▸ **EXERCISE REQUIREMENTS**
Copy each line of the data below exactly, leaving out pictures.

▸ **INFORMATION SHOWN**

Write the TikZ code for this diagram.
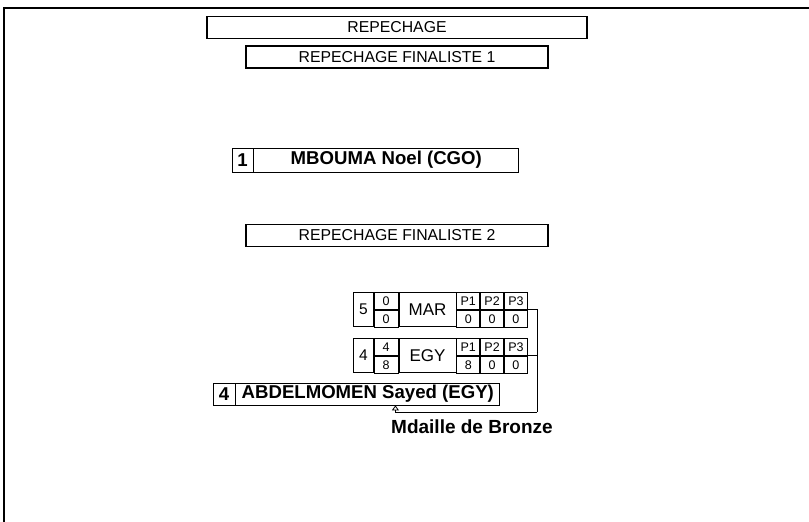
\documentclass[tikz,border=0pt]{standalone}
\usepackage{fontspec}
\setmainfont{Liberation Sans}
\usetikzlibrary{arrows.meta,positioning}
\tikzset{
  titlebox/.style={draw,line width=1.6pt,inner sep=0pt,minimum height=22pt,
    font=\fontsize{15.8}{17}\selectfont},
  seedbox/.style={draw,line width=0.8pt,inner sep=0pt,minimum height=24pt,
    minimum width=21pt,font=\bfseries\fontsize{18.6}{20}\selectfont},
  namebox/.style={seedbox,minimum width=265pt},
  cell/.style={draw,line width=0.8pt,inner sep=0pt,minimum height=17pt,
    font=\fontsize{12.5}{13}\selectfont},
  bigcell/.style={cell,minimum height=34pt,font=\fontsize{17}{18}\selectfont},
  link/.style={line width=0.8pt},
}
\begin{document}
\begin{tikzpicture}[x=1pt,y=-1pt]
  \useasboundingbox (0,0) rectangle (809,522);
  % page frame
  \coordinate (TL) at (4,8);
  \draw[line width=1.3pt] (4,522) -- (TL) -- (809,8);
  % headings
  \node[titlebox,minimum width=380pt] (rep) at (397,27.5) {REPECHAGE};
  \node[titlebox,minimum width=302pt] (fin1) at (397,57) {REPECHAGE FINALISTE 1};
  \node[titlebox,minimum width=302pt] (fin2) at (397,235.5) {REPECHAGE FINALISTE 2};
  % finaliste 1
  \node[seedbox] (s1) at (242.5,160) {1};
  \node[namebox,right=0pt of s1] (n1) {MBOUMA Noel (CGO)};
  % bouts
  \foreach \bt/\yy/\sd/\sa/\sb/\nm/\pa/\pb/\pc in
      {m/292/5/0/0/MAR/0/0/0,e/338/4/4/8/EGY/8/0/0}{
    \node[bigcell,minimum width=20pt,anchor=north west,
      font=\fontsize{15.5}{16}\selectfont] (\bt-seed) at (353,\yy) {\sd};
    \node[cell,minimum width=24pt,anchor=north west] (\bt-sa) at (\bt-seed.north east) {\sa};
    \node[cell,minimum width=24pt,below=0pt of \bt-sa] (\bt-sb) {\sb};
    \node[bigcell,minimum width=57pt,anchor=north west] (\bt-name) at (\bt-sa.north east) {\nm};
    \node[cell,minimum width=23pt,anchor=north west] (\bt-p1) at (\bt-name.north east) {P1};
    \node[cell,minimum width=23pt,right=0pt of \bt-p1] (\bt-p2) {P2};
    \node[cell,minimum width=23pt,right=0pt of \bt-p2] (\bt-p3) {P3};
    \node[cell,minimum width=23pt,below=0pt of \bt-p1] (\bt-v1) {\pa};
    \node[cell,minimum width=23pt,below=0pt of \bt-p2] (\bt-v2) {\pb};
    \node[cell,minimum width=23pt,below=0pt of \bt-p3] (\bt-v3) {\pc};
  }
  % finaliste 2
  \node[seedbox,minimum height=22pt,minimum width=22pt] (s4) at (224,394) {4};
  \node[namebox,minimum height=22pt,minimum width=264pt,right=0pt of s4] (n4)
    {ABDELMOMEN Sayed (EGY)};
  \coordinate (tip) at ([xshift=160pt]n4.south west);
  \coordinate (drop) at (537,412);
  \draw[link] (m-p3.south east) -| (drop);
  \draw[link] (e-p3.south east) -- (e-p3.south east -| drop);
  \draw[link,-{Triangle[open,length=5pt,width=7pt]}] (drop) -| (tip);
  \node[anchor=base west,inner sep=0pt,font=\bfseries\fontsize{19}{21}\selectfont]
    (medal) at (391,433) {Mdaille de Bronze};
\end{tikzpicture}
\end{document}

▸ **EXERCISE SOLUTION**
Write the TikZ code for this diagram.
\documentclass[tikz,border=0pt]{standalone}
\usepackage{fontspec}
\setmainfont{Liberation Sans}
\usetikzlibrary{arrows.meta,positioning}
\tikzset{
  titlebox/.style={draw,line width=1.6pt,inner sep=0pt,minimum height=22pt,
    font=\fontsize{15.8}{17}\selectfont},
  seedbox/.style={draw,line width=0.8pt,inner sep=0pt,minimum height=24pt,
    minimum width=21pt,font=\bfseries\fontsize{18.6}{20}\selectfont},
  namebox/.style={seedbox,minimum width=265pt},
  cell/.style={draw,line width=0.8pt,inner sep=0pt,minimum height=17pt,
    font=\fontsize{12.5}{13}\selectfont},
  bigcell/.style={cell,minimum height=34pt,font=\fontsize{17}{18}\selectfont},
  link/.style={line width=0.8pt},
}
\begin{document}
\begin{tikzpicture}[x=1pt,y=-1pt]
  \useasboundingbox (0,0) rectangle (809,522);
  % page frame
  \coordinate (TL) at (4,8);
  \draw[line width=1.3pt] (4,522) -- (TL) -- (809,8);
  % headings
  \node[titlebox,minimum width=380pt] (rep) at (397,27.5) {REPECHAGE};
  \node[titlebox,minimum width=302pt] (fin1) at (397,57) {REPECHAGE FINALISTE 1};
  \node[titlebox,minimum width=302pt] (fin2) at (397,235.5) {REPECHAGE FINALISTE 2};
  % finaliste 1
  \node[seedbox] (s1) at (242.5,160) {1};
  \node[namebox,right=0pt of s1] (n1) {MBOUMA Noel (CGO)};
  % bouts
  \foreach \bt/\yy/\sd/\sa/\sb/\nm/\pa/\pb/\pc in
      {m/292/5/0/0/MAR/0/0/0,e/338/4/4/8/EGY/8/0/0}{
    \node[bigcell,minimum width=20pt,anchor=north west,
      font=\fontsize{15.5}{16}\selectfont] (\bt-seed) at (353,\yy) {\sd};
    \node[cell,minimum width=24pt,anchor=north west] (\bt-sa) at (\bt-seed.north east) {\sa};
    \node[cell,minimum width=24pt,below=0pt of \bt-sa] (\bt-sb) {\sb};
    \node[bigcell,minimum width=57pt,anchor=north west] (\bt-name) at (\bt-sa.north east) {\nm};
    \node[cell,minimum width=23pt,anchor=north west] (\bt-p1) at (\bt-name.north east) {P1};
    \node[cell,minimum width=23pt,right=0pt of \bt-p1] (\bt-p2) {P2};
    \node[cell,minimum width=23pt,right=0pt of \bt-p2] (\bt-p3) {P3};
    \node[cell,minimum width=23pt,below=0pt of \bt-p1] (\bt-v1) {\pa};
    \node[cell,minimum width=23pt,below=0pt of \bt-p2] (\bt-v2) {\pb};
    \node[cell,minimum width=23pt,below=0pt of \bt-p3] (\bt-v3) {\pc};
  }
  % finaliste 2
  \node[seedbox,minimum height=22pt,minimum width=22pt] (s4) at (224,394) {4};
  \node[namebox,minimum height=22pt,minimum width=264pt,right=0pt of s4] (n4)
    {ABDELMOMEN Sayed (EGY)};
  \coordinate (tip) at ([xshift=160pt]n4.south west);
  \coordinate (drop) at (537,412);
  \draw[link] (m-p3.south east) -| (drop);
  \draw[link] (e-p3.south east) -- (e-p3.south east -| drop);
  \draw[link,-{Triangle[open,length=5pt,width=7pt]}] (drop) -| (tip);
  \node[anchor=base west,inner sep=0pt,font=\bfseries\fontsize{19}{21}\selectfont]
    (medal) at (391,433) {Mdaille de Bronze};
\end{tikzpicture}
\end{document}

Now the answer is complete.